Je ne dis rien de la vitesse : on veut toujours, toujours aller plus vite, et il est bien rare que, dans la succession des types, la courbe d’accroissement de cette précieuse, mais coûteuse faculté présente des points de régression. Ne fallait-il pas, du reste, être assuré de ne point laisser échapper un paquebot rapide, et déjà, le 5 mai 1915, le capitaine Max Müller, directeur à New-York du Norddeutscher Lloyd, ne disait-il pas à un rédacteur du New-York Herald : « Nous aurons sûrement la Lusitania. Elle n’est pas aussi rapide que certains de nos sous-marins ; » ce qui était faux, d’ailleurs, mais ne le serait peut-être pas aujourd’hui [1] ?

Ainsi se trouvait-on logiquement amené, en dépit des inconvéniens que présentent pour les opérations côtières des submersibles qui ne peuvent plonger que par des fonds de 25 à 30 mètres [2], à adopter la seconde des deux solutions qui sollicitaient l’attention des autorités dirigeantes de la marine impériale, celle de la création du sous-marin géant, du sous-marin dreadnought, s’il est permis d’accoupler de la sorte les désignations usuelles des deux irréconciliables adversaires.

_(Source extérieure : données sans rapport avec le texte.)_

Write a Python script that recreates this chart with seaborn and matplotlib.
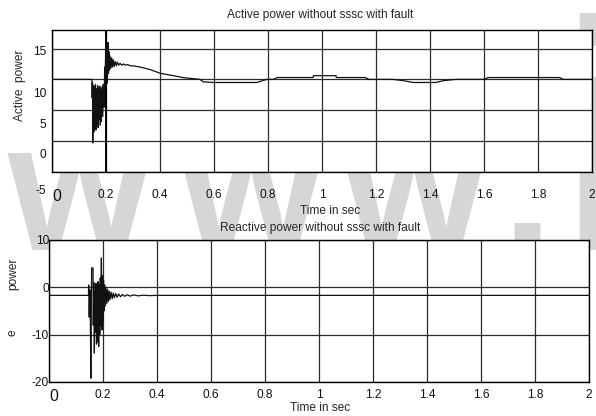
import matplotlib
matplotlib.use("Agg")
import matplotlib.pyplot as plt
import matplotlib.transforms as mtransforms
import seaborn as sns
import pandas as pd

# ---------------- data ----------------
active_t = [0.0, 0.148, 0.149, 0.150, 0.151, 0.153, 0.155, 0.157, 0.159, 0.161, 0.163,
            0.165, 0.167, 0.169, 0.171, 0.173, 0.175, 0.177, 0.179, 0.181, 0.183,
            0.185, 0.188, 0.190, 0.193, 0.195, 0.197, 0.199, 0.201, 0.203, 0.205,
            0.207, 0.209, 0.211, 0.213, 0.215, 0.218, 0.221, 0.224, 0.227, 0.230,
            0.234, 0.238, 0.242, 0.247, 0.252, 0.258, 0.265, 0.272, 0.280, 0.290,
            0.300, 0.326, 0.363, 0.400, 0.450, 0.485, 0.548, 0.560, 0.596, 0.759,
            0.780, 0.796, 0.819, 0.835, 0.919, 0.967, 0.968, 1.052, 1.053, 1.160,
            1.174, 1.263, 1.300, 1.337, 1.422, 1.450, 1.496, 1.600, 1.615, 1.880,
            1.893, 2.0]
active_p = [10.0, 10.0, 7.0, 9.5, -0.3, 9.0, 1.5, 8.8, 2.5, 9.2, 1.8,
            8.5, 3.0, 9.0, 2.2, 8.6, 3.5, 8.9, 2.6, 8.4, 3.2,
            8.8, 4.0, 9.2, 5.5, 12.0, 9.0, 16.9, 10.0, 15.5, 9.4,
            16.0, 11.0, 14.5, 11.5, 13.8, 11.8, 13.5, 12.0, 13.2, 12.1,
            12.9, 12.2, 12.8, 12.3, 12.6, 12.3, 12.5, 12.3, 12.4, 12.2,
            12.2, 12.0, 11.6, 11.0, 10.6, 10.3, 10.0, 9.6, 9.5, 9.5,
            9.8, 10.0, 10.0, 10.3, 10.3, 10.3, 10.6, 10.6, 10.3, 10.3,
            10.0, 10.0, 9.8, 9.5, 9.5, 9.8, 10.0, 10.0, 10.3, 10.3,
            10.0, 10.0]

reactive_t = [0.0, 0.146, 0.147, 0.149, 0.151, 0.153, 0.155, 0.157, 0.158, 0.163,
              0.164, 0.166, 0.168, 0.170, 0.172, 0.174, 0.176, 0.178, 0.180, 0.182,
              0.184, 0.186, 0.188, 0.190, 0.192, 0.194, 0.196, 0.198, 0.200, 0.202,
              0.204, 0.206, 0.208, 0.211, 0.214, 0.217, 0.220, 0.223, 0.226, 0.230,
              0.234, 0.238, 0.242, 0.247, 0.252, 0.258, 0.265, 0.272, 0.280, 0.290,
              0.300, 0.315, 0.330, 0.350, 0.370, 0.400, 2.0]
reactive_q = [-1.7, -1.7, 0.5, -6.3, -0.5, -5.5, -19.2, -2.0, 4.1, 4.1,
              -8.0, 1.0, -13.9, -1.0, -9.5, 0.8, -12.0, -0.5, -11.5, 1.2,
              -12.5, 0.5, -10.0, 2.0, -8.0, 6.2, -9.0, 2.5, -7.0, 1.5,
              -5.0, 0.5, -4.0, 0.0, -3.5, -0.4, -3.0, -0.8, -2.6, -1.0,
              -2.4, -1.2, -2.2, -1.3, -2.1, -1.4, -2.0, -1.5, -1.9, -1.55,
              -1.85, -1.6, -1.8, -1.65, -1.75, -1.7, -1.7]

x_ticks = [0, 0.2, 0.4, 0.6, 0.8, 1.0, 1.2, 1.4, 1.6, 1.8, 2.0]
x_tick_labels = ["0", "0.2", "0.4", "0.6", "0.8", "1", "1.2", "1.4", "1.6", "1.8", "2"]
active_yticks = [-5, 0, 5, 10, 15]
reactive_yticks = [-20, -10, 0, 10]

title_active = "Active power without sssc with fault"
title_reactive = "Reactive power without sssc with fault"
xlabel = "Time in sec"

# ---------------- style ----------------
sns.set_style("white")
plt.rcParams["font.family"] = ["Liberation Sans", "DejaVu Sans"]
plt.rcParams["axes.unicode_minus"] = False

FS = 8.6
W, H = 596, 416
fig = plt.figure(figsize=(W / 100, H / 100), dpi=100)
fig.patch.set_facecolor("white")

def px_rect(l, t, r, b):
    return [l / W, (H - b) / H, (r - l) / W, (b - t) / H]

ax1 = fig.add_axes(px_rect(52, 30, 592, 172))
ax2 = fig.add_axes(px_rect(49, 240, 589, 382))

# watermark (decorative, behind the axes)
wm_col = "#d6d6d6"
for xpos in [8, 180, 343]:
    fig.text(xpos / W, (H - 250) / H, "w", fontsize=132, fontweight="bold",
             color=wm_col, ha="left", va="baseline", zorder=-5,
             family="Liberation Sans")
fig.text(502 / W, (H - 250) / H, ".", fontsize=132, fontweight="bold",
         color=wm_col, ha="left", va="baseline", zorder=-5, family="Liberation Sans")
fig.text(556 / W, (H - 250) / H, "i", fontsize=235, fontweight="bold",
         color=wm_col, ha="left", va="baseline", zorder=-5, family="Liberation Sans")

df_a = pd.DataFrame({"t": active_t, "p": active_p})
df_r = pd.DataFrame({"t": reactive_t, "q": reactive_q})

sns.lineplot(data=df_a, x="t", y="p", ax=ax1, color="#111111", linewidth=0.9,
             estimator=None, sort=False, zorder=3)
sns.lineplot(data=df_r, x="t", y="q", ax=ax2, color="#111111", linewidth=0.9,
             estimator=None, sort=False, zorder=3)

for ax in (ax1, ax2):
    ax.set_facecolor("white")
    ax.set_xlim(0, 2)
    ax.set_xticks(x_ticks)
    ax.set_xticklabels(x_tick_labels)
    ax.grid(True, color="#2a2a2a", linewidth=0.9)
    ax.set_axisbelow(True)
    for s in ax.spines.values():
        s.set_visible(True)
        s.set_color("black")
        s.set_linewidth(1.0)
    ax.tick_params(length=0, labelsize=FS, colors="#111111")

ax1.set_ylim(-5, 18)
ax1.set_yticks(active_yticks)
ax2.set_ylim(-20, 10)
ax2.set_yticks(reactive_yticks)

ax1.tick_params(axis="x", pad=12)
ax1.tick_params(axis="y", pad=4)
ax2.tick_params(axis="x", pad=5)
ax2.tick_params(axis="y", pad=0)

# emphasised 0.2 gridline in upper plot
ax1.axvline(0.2, color="black", linewidth=1.4, zorder=2)

fig.canvas.draw()
# scanned-offset y tick labels in the upper plot
for lab, off in zip(ax1.get_yticklabels(), [18, 12, 13, 13, 2]):
    lab.set_transform(lab.get_transform() +
                      mtransforms.ScaledTranslation(0, -off / 100, fig.dpi_scale_trans))
for ax in (ax1, ax2):
    lab0 = ax.get_xticklabels()[0]
    lab0.set_fontsize(11.5)
    lab0.set_transform(lab0.get_transform() +
                       mtransforms.ScaledTranslation(5 / 100, 0, fig.dpi_scale_trans))

ax1.set_xlabel(xlabel, fontsize=FS)
ax1.xaxis.set_label_coords((330 - 52) / 540, (172 - 205) / 142)
ax2.set_xlabel(xlabel, fontsize=FS)
ax2.xaxis.set_label_coords((320 - 49) / 540, (382 - 402) / 142)

ax1.set_ylabel("Active  power", fontsize=FS)
ax1.yaxis.set_label_coords((26 - 52) / 540, (172 - 85) / 142)
ax2.set_ylabel("power", fontsize=FS)
ax2.yaxis.set_label_coords((19 - 49) / 540, (382 - 274) / 142)
fig.text(13 / W, (H - 333) / H, "e", fontsize=FS, rotation=90, ha="center", va="center")

fig.text(320 / W, (H - 15) / H, title_active, fontsize=FS, ha="center", va="center")
fig.text(320 / W, (H - 228) / H, title_reactive, fontsize=FS, ha="center", va="center")

fig.savefig("out.png", dpi=100, facecolor="white")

Mais quand nous disons « sous-marin géant, » que faut-il au juste entendre par là ; et enfin, s’il y a sous-marin géant, en effet, à combien d’exemplaires ce type a-t-il pu être reproduit ?

La réponse, une réponse précise du moins, n’est point aisée à ces deux questions. L’imagination s’est déjà donné libre carrière au sujet de la taille des nouveaux submersibles allemands, au sujet de leur déplacement total et de leur armement offensif et défensif. Des marins danois affirmaient, il y a deux ou trois mois, avoir vu un sous-marin dont la longueur atteignait au moins cent mètres et qui devait déplacer plusieurs

  1. Rappelons-nous que la Lusitania a été torpillée alors qu’elle ne filait que 17 nœuds. Je cite le propos significatif du capitaine Max Müller, d’après le livre si intéressant de M. Olivier Guihéneuc : Dreadnoughts ou submersibles, qui a paru, au commencement de cette année-ci, chez Perrin et Cie.
  2. Voyez à ce sujet, mon étude sur la Variété des types de sous-marins dans la Revue des Deux Mondes du 15 novembre 1915.